When you have an ECG at the London clinic, the machine will produce a chart showing the changes in electrical activity in your heart over time. The doctor can use this chart to diagnose a range of different conditions that might be affecting your heart.
How Your Heart Beats
Your heart has four chambers. The two upper chambers or atria contract first, followed by the two larger chambers or ventricles beneath them. The contractions are timed by electrical signals that have to happen in the right way to produce a healthy, regular heartbeat. If something is wrong with the signals, then your heart might not beat in the right way. These kinds of problems can be detected by an ECG test in London.
Your ECG Results
The ECG machine at the London cardiac clinic isn’t able to measure the contractions directly, but it can detect the electrical activity associated with these changes in your heart.

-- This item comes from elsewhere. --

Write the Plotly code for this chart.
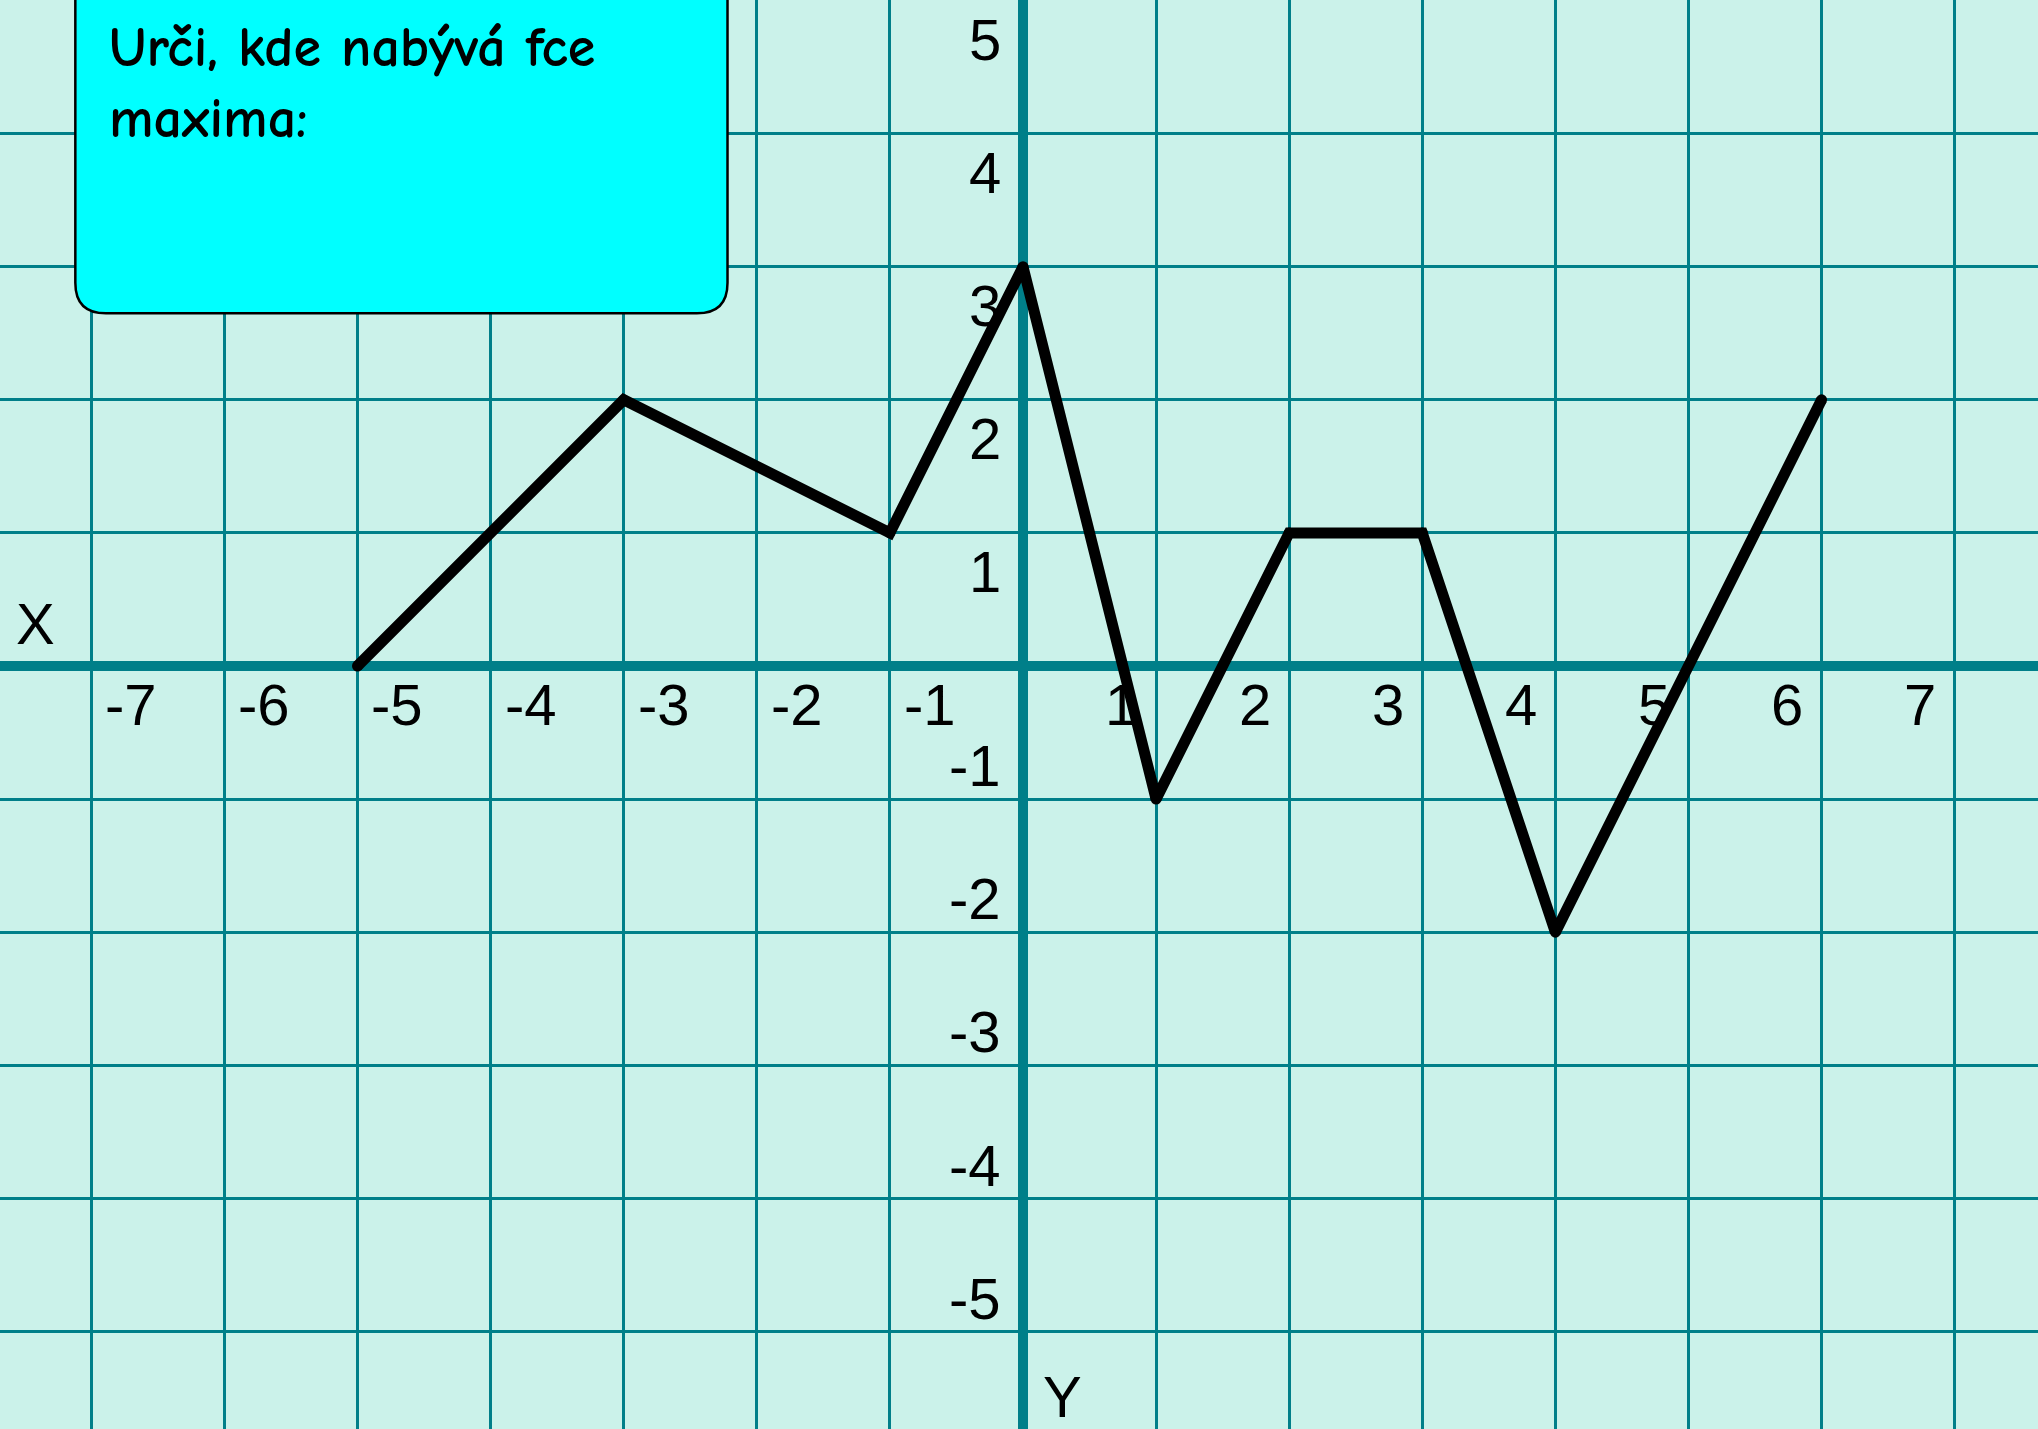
import plotly.graph_objects as go

# function graph (piecewise linear)
x_vals = [-5, -3, -1, 0, 1, 2, 3, 4, 6]
y_vals = [0, 2, 1, 3, -1, 1, 1, -2, 2]

x_ticks = [-7, -6, -5, -4, -3, -2, -1, 1, 2, 3, 4, 5, 6, 7]
y_ticks = [5, 4, 3, 2, 1, -1, -2, -3, -4, -5]

question = ["Urči, kde nabývá fce", "maxima:"]

BG = "#cbf2ea"
TEAL = "#007f89"
LABEL_FONT = dict(family="Liberation Sans, Arial, sans-serif", size=58, color="black")

fig = go.Figure()

fig.add_trace(go.Scatter(
    x=x_vals, y=y_vals, mode="lines+markers",
    line=dict(color="black", width=11),
    marker=dict(color="black", size=11),
    hoverinfo="skip", showlegend=False,
))

annotations = []
# tick labels sit inside the cells, shifted towards the origin
for k in x_ticks:
    annotations.append(dict(
        x=k - 0.26 if k > 0 else k + 0.30, y=-0.29, text=str(k),
        showarrow=False, xanchor="center", yanchor="middle", font=LABEL_FONT,
    ))
for k in y_ticks:
    annotations.append(dict(
        x=-0.15, y=k - 0.29 if k > 0 else k + 0.25, text=str(k),
        showarrow=False, xanchor="right", yanchor="middle", font=LABEL_FONT,
    ))

annotations.append(dict(x=-7.42, y=0.32, text="X", showarrow=False,
                        xanchor="center", yanchor="middle", font=LABEL_FONT))
annotations.append(dict(x=0.30, y=-5.49, text="Y", showarrow=False,
                        xanchor="center", yanchor="middle", font=LABEL_FONT))

# question box text
box_font = dict(family="Comic Sans MS, Comic Neue, Lato, sans-serif", size=56, color="black")
for i, line in enumerate(question):
    annotations.append(dict(
        x=-6.88, y=4.64 - i * 0.53, text="<b>" + line + "</b>",
        showarrow=False, xanchor="left", yanchor="middle", font=box_font,
    ))

# rounded rectangle for the question box
x0, x1, y0, y1, r = -7.12, -2.22, 2.65, 5.3, 0.23
box_path = (
    f"M {x0 + r},{y0} L {x1 - r},{y0} Q {x1},{y0} {x1},{y0 + r} "
    f"L {x1},{y1 - r} Q {x1},{y1} {x1 - r},{y1} L {x0 + r},{y1} "
    f"Q {x0},{y1} {x0},{y1 - r} L {x0},{y0 + r} Q {x0},{y0} {x0 + r},{y0} Z"
)

fig.update_layout(
    width=2038, height=1429,
    margin=dict(l=0, r=0, t=0, b=0),
    paper_bgcolor=BG, plot_bgcolor=BG,
    shapes=[dict(type="path", path=box_path, xref="x", yref="y",
                 fillcolor="#00ffff", line=dict(color="black", width=2.5),
                 layer="above")],
    annotations=annotations,
    showlegend=False,
)

axis_style = dict(
    dtick=1, tick0=0, showgrid=True, gridcolor=TEAL, gridwidth=3,
    zeroline=True, zerolinecolor=TEAL, zerolinewidth=10,
    showticklabels=False, ticks="", showline=False, fixedrange=True,
)
fig.update_xaxes(range=[-7.686, 7.626], **axis_style)
fig.update_yaxes(range=[-5.733, 5.004], **axis_style)

fig.write_html(
    "out.html",
    config={"displayModeBar": False},
    post_script="document.body.style.margin='0';document.body.style.overflow='hidden';",
)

The results are shown in the form of a graph that looks like a spiky line.
The spikes should appear in regular clusters, each of represents one whole heartbeat. The distance between these spikes shows your heart rate. If the distances are too short, too long, or irregular, it can be a sign of a problem. For example, spikes that are too close together are a sign of a rapid heartbeat or tachycardia.

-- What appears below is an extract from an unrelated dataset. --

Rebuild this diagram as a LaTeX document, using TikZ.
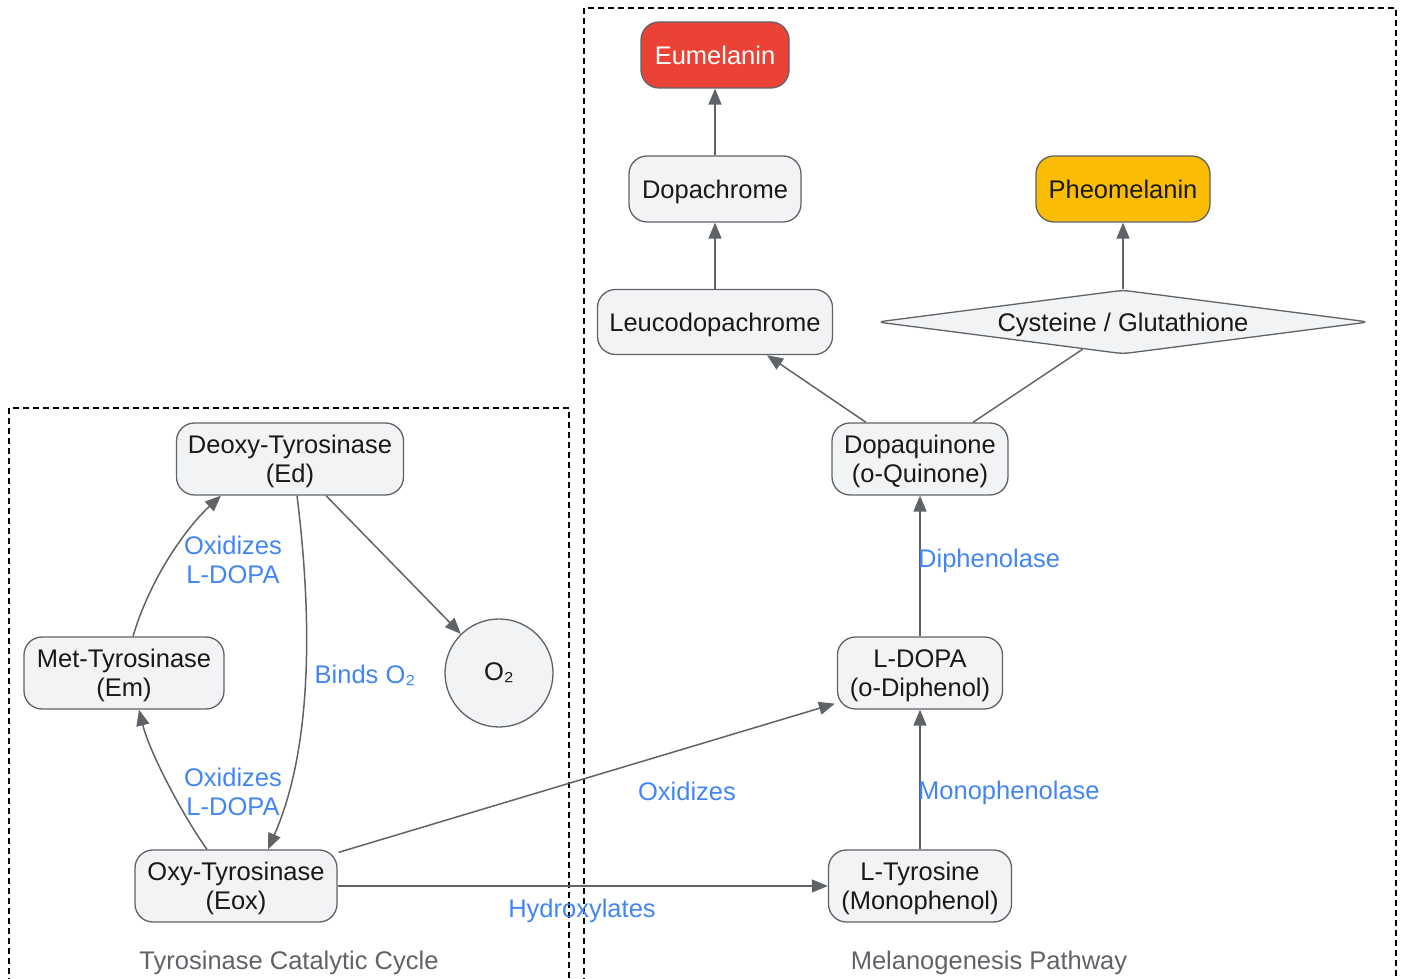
\documentclass[tikz,border=0pt]{standalone}
\usepackage{fontspec}
\setmainfont{Liberation Sans}
\usetikzlibrary{arrows.meta,shapes.geometric}
\definecolor{edgec}{HTML}{5F6368}
\definecolor{nodefill}{HTML}{F1F3F4}
\definecolor{lblue}{HTML}{4285F4}
\definecolor{eured}{HTML}{EA4335}
\definecolor{pheoy}{HTML}{FBBC04}
\definecolor{cltext}{HTML}{5F6368}
\begin{document}
\begin{tikzpicture}[x=1pt,y=1pt,
  font=\fontsize{25.5}{29}\selectfont,
  box/.style={draw=edgec, line width=1.3pt, fill=nodefill, rounded corners=18pt, align=center, inner sep=0pt, text depth=-3pt, text=black!90},
  twoline/.style={box, text depth=-7pt, minimum height=72pt},
  conn/.style={draw=edgec, line width=1.5pt, -{Triangle[length=16pt,width=13pt]}},
  plain/.style={draw=edgec, line width=1.5pt},
  elabel/.style={text=lblue, align=center, inner sep=0pt},
  cluster/.style={draw=black, line width=1.3pt, dash pattern=on 6pt off 4pt},
  cltitle/.style={text=cltext, inner sep=0pt}]
\useasboundingbox (0,0) rectangle (1405,979);
% clusters
\draw[cluster] (9,-5) -- (9,571) -- (569,571) -- (569,-5);
\draw[cluster] (584,-5) -- (584,971) -- (1396,971) -- (1396,-5);
\node[cltitle] (t1) at (289,16) {Tyrosinase Catalytic Cycle};
\node[cltitle] (t2) at (989,16) {Melanogenesis Pathway};
% nodes right
\node[box, fill=eured, text=white, minimum width=148pt, minimum height=66pt] (eu) at (715,924) {Eumelanin};
\node[box, minimum width=172pt, minimum height=66pt] (dc) at (715,790) {Dopachrome};
\node[box, fill=pheoy, minimum width=174pt, minimum height=66pt] (ph) at (1123,790) {Pheomelanin};
\node[box, minimum width=235pt, minimum height=65pt] (leuco) at (715,657) {Leucodopachrome};
\node[diamond, draw=edgec, line width=1.3pt, fill=nodefill, inner sep=0pt, shape aspect=7.6, minimum width=492pt, minimum height=64pt, rounded corners=7pt, text depth=-3pt, text=black!90] (cys) at (1123,657) {Cysteine / Glutathione};
\node[twoline, minimum width=176pt] (dq) at (920,520) {Dopaquinone\\(o-Quinone)};
\node[twoline, minimum width=165pt] (ldopa) at (920,306) {L-DOPA\\(o-Diphenol)};
\node[twoline, minimum width=183pt] (ltyr) at (920,93) {L-Tyrosine\\(Monophenol)};
% nodes left
\node[twoline, minimum width=227pt] (deoxy) at (290,520) {Deoxy-Tyrosinase\\(Ed)};
\node[twoline, minimum width=200pt] (met) at (124,306) {Met-Tyrosinase\\(Em)};
\node[twoline, minimum width=202pt] (oxy) at (236,93) {Oxy-Tyrosinase\\(Eox)};
\node[circle, draw=edgec, line width=1.3pt, fill=nodefill, minimum size=108pt, inner sep=0pt, text=black!90] (o2) at (499,306) {O₂};
% edges right
\draw[conn] (dc.north) -- (eu.south);
\draw[conn] (leuco.north) -- (dc.south);
\draw[conn] (cys.north) -- (ph.south);
\draw[conn] ([xshift=-54pt]dq.north) -- ([xshift=52pt]leuco.south);
\draw[plain] ([xshift=53pt]dq.north) -- (cys.214);
\draw[conn] (ldopa.north) -- (dq.south);
\draw[conn] (ltyr.north) -- (ldopa.south);
% edges left
\draw[conn] ([xshift=-29pt]oxy.north) .. controls (185,160) and (150,225) .. ([xshift=15pt]met.south);
\draw[conn] ([xshift=9pt]met.north) .. controls (150,400) and (185,450) .. ([xshift=-69pt]deoxy.south);
\draw[conn] ([xshift=7pt]deoxy.south) .. controls (310,379) and (316,239) .. ([xshift=32pt]oxy.north);
\draw[conn] ([xshift=36pt]deoxy.south) -- (o2);
\draw[conn] ([xshift=1pt,yshift=-3pt]oxy.north east) -- ([xshift=-2pt,yshift=6pt]ldopa.south west);
\draw[conn] (oxy.east) -- (ltyr.west);
% edge labels
\node[elabel] (l1) at (233,419) {Oxidizes\\L-DOPA};
\node[elabel] (l2) at (233,187) {Oxidizes\\L-DOPA};
\node[elabel] (l3) at (365,304) {Binds O₂};
\node[elabel] (l4) at (687,188) {Oxidizes};
\node[elabel] (l5) at (582,68) {Hydroxylates};
\node[elabel, anchor=west] (l6) at (918,418) {Diphenolase};
\node[elabel, anchor=west] (l7) at (918,186) {Monophenolase};
\end{tikzpicture}
\end{document}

Each heartbeat will be made up of several spikes in activity. The first P wave shows when the atria are contracting. The second and biggest spike, known as the QRS complex, occurs when your ventricles contract. The final increase in activity is the T wave, which happens as the ventricles relax again. You can’t see a separate spike when the atria relax because it happens at the same time as the ventricles contract. The spikes in electrical activity should occur in the right order, at the right time. Anything unusual in the pattern of the spikes could be a sign of a heart problem. For example, if there are lots of extra little P waves, it is a sign of atrial fibrillation.